Shafaqna India: Air India will replace and send the impacted fuel control switch (FCS) module from its Boeing 787 aircraft operating flight AI132 to Boeing for detailed inspection, even as fresh disclosures show the component had completed less than 20 per cent of its certified service life, sources said on Tuesday, adding that over half of Air India’s 787 fleet had been inspected and nothing suspicious was found.
Sources said the component in question had logged only 3,440 hours against a total certified life of 20,000 hours when the defect was reported. “The issue is with a specific component, not the aircraft. The component will be changed on the aircraft and sent to the OEM for further checks,” they said.

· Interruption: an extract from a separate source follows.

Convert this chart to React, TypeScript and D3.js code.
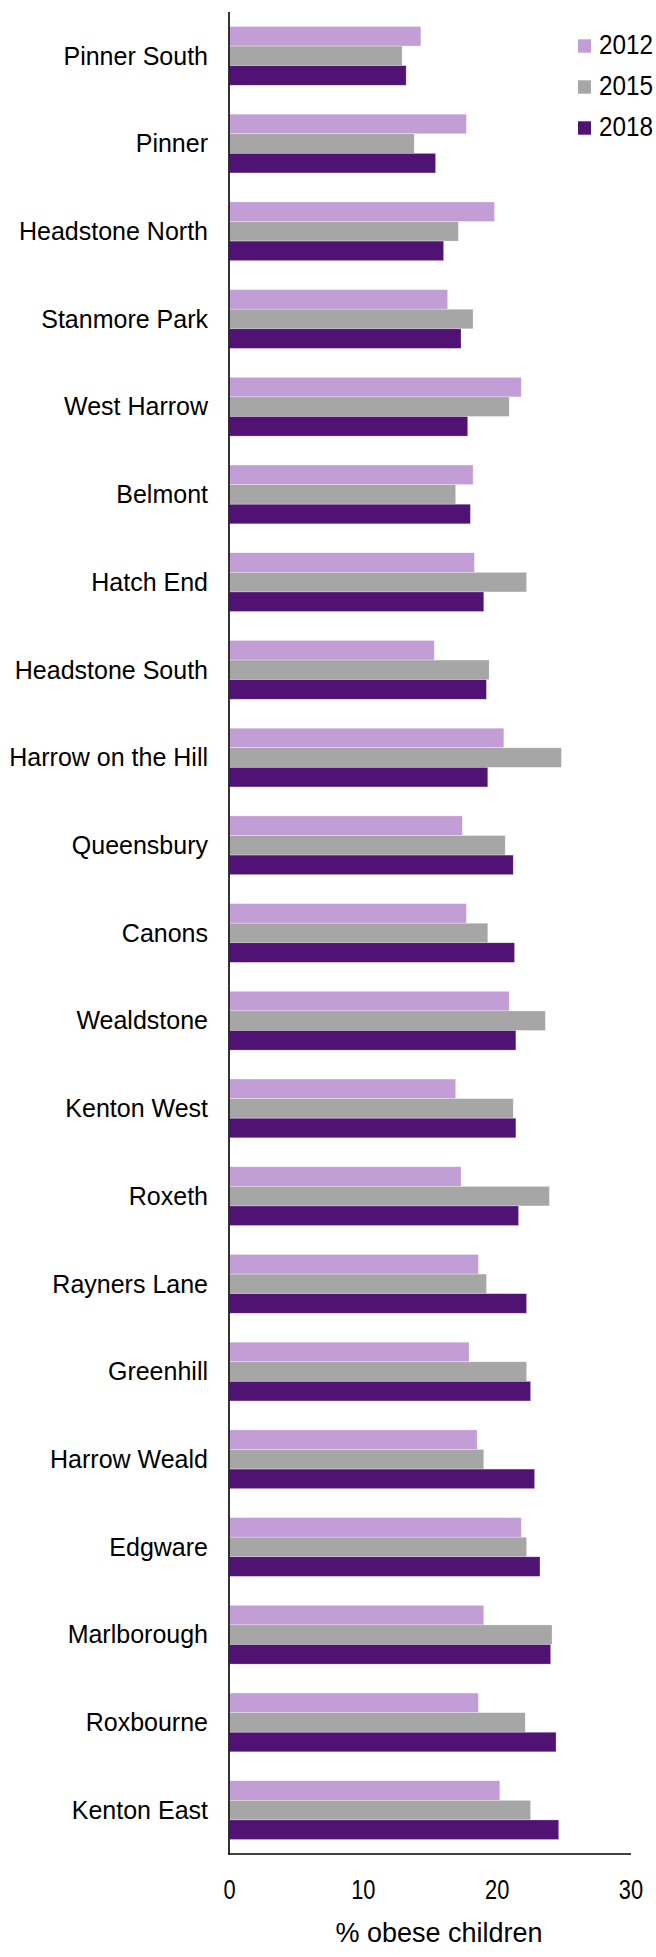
import React from "react";
import * as d3 from "d3";

const wards = [
  "Pinner South", "Pinner", "Headstone North", "Stanmore Park", "West Harrow",
  "Belmont", "Hatch End", "Headstone South", "Harrow on the Hill", "Queensbury",
  "Canons", "Wealdstone", "Kenton West", "Roxeth", "Rayners Lane", "Greenhill",
  "Harrow Weald", "Edgware", "Marlborough", "Roxbourne", "Kenton East",
];
const years = ["2012", "2015", "2018"];
const values2012 = [14.3, 17.7, 19.8, 16.3, 21.8, 18.2, 18.3, 15.3, 20.5, 17.4, 17.7, 20.9, 16.9, 17.3, 18.6, 17.9, 18.5, 21.8, 19.0, 18.6, 20.2];
const values2015 = [12.9, 13.8, 17.1, 18.2, 20.9, 16.9, 22.2, 19.4, 24.8, 20.6, 19.3, 23.6, 21.2, 23.9, 19.2, 22.2, 19.0, 22.2, 24.1, 22.1, 22.5];
const values2018 = [13.2, 15.4, 16.0, 17.3, 17.8, 18.0, 19.0, 19.2, 19.3, 21.2, 21.3, 21.4, 21.4, 21.6, 22.2, 22.5, 22.8, 23.2, 24.0, 24.4, 24.6];
const xTicks = [0, 10, 20, 30];
const colors = ["#C39DD6", "#A6A6A6", "#501273"];
const axisTitle = "% obese children";

const W = 656;
const H = 1957;
const FONT = "'Liberation Sans', Arial, sans-serif";

export default function App() {
  const series = [values2012, values2015, values2018];
  const x = d3.scaleLinear().domain([0, 30]).range([229.5, 631]);
  const y = d3.scaleBand<string>().domain(wards).range([12, 1854]).paddingInner(0.33).paddingOuter(0.165);
  const ySub = d3.scaleBand<string>().domain(years).range([0, y.bandwidth()]);

  return (
    <svg width={W} height={H} style={{ position: "absolute", left: 0, top: 0 }} fontFamily={FONT}>
      <rect width={W} height={H} fill="#fff" />
      {wards.map((w, i) => (
        <g key={w}>
          {years.map((yr, j) => (
            <rect
              key={yr}
              x={x(0)}
              y={(y(w) as number) + (ySub(yr) as number)}
              width={x(series[j][i]) - x(0)}
              height={ySub.bandwidth()}
              fill={colors[j]}
              stroke="#ffffff"
              strokeOpacity={0.5}
              strokeWidth={0.6}
            />
          ))}
          <text
            x={208}
            y={(y(w) as number) + y.bandwidth() / 2}
            dy="0.35em"
            textAnchor="end"
            fontSize={25}
            fill="#000"
          >
            {w}
          </text>
        </g>
      ))}
      {/* axes */}
      <line x1={229} x2={229} y1={12} y2={1854.5} stroke="#000" strokeWidth={1.6} />
      <line x1={228.2} x2={631} y1={1854} y2={1854} stroke="#000" strokeWidth={1.6} />
      {xTicks.map((t) => (
        <text
          key={t}
          transform={`translate(${x(t)},1899) scale(0.78,1)`}
          textAnchor="middle"
          fontSize={28}
          fill="#000"
        >
          {t}
        </text>
      ))}
      <text x={439} y={1942} textAnchor="middle" fontSize={27} fill="#000">
        {axisTitle}
      </text>
      {/* legend */}
      {years.map((yr, j) => (
        <g key={yr} transform={`translate(578,${39.3 + j * 41})`}>
          <rect width={13} height={13.4} fill={colors[j]} />
          <text transform={`translate(21,15) scale(0.9,1)`} fontSize={27} fill="#000">
            {yr}
          </text>
        </g>
      ))}
    </svg>
  );
}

The development comes a day after Air India grounded the aircraft and reported the matter to the Directorate General of Civil Aviation (DGCA), following concerns flagged by a pilot over the fuel control switch, a critical engine control, on a Boeing 787 operating the London-Bengaluru sector.
In an internal memo to pilots operating Boeing 787 aircraft, Air India’s senior vice-president for flight operations Manish Uppal said they had escalated the matter to Boeing for “priority evaluation” and had initiated precautionary fleet-wide re-inspection of the fuel control switch latch.
“In the interim, while we await Boeing’s response, our engineers — out of abundance of caution — have initiated precautionary fleet-wide re-inspection of the fuel control switch (FCS) latch to verify normal operations. To date, no adverse findings have been reported on the aircraft for which this re-inspection is completed,” Uppal said, according to the memo accessed by The Tribune.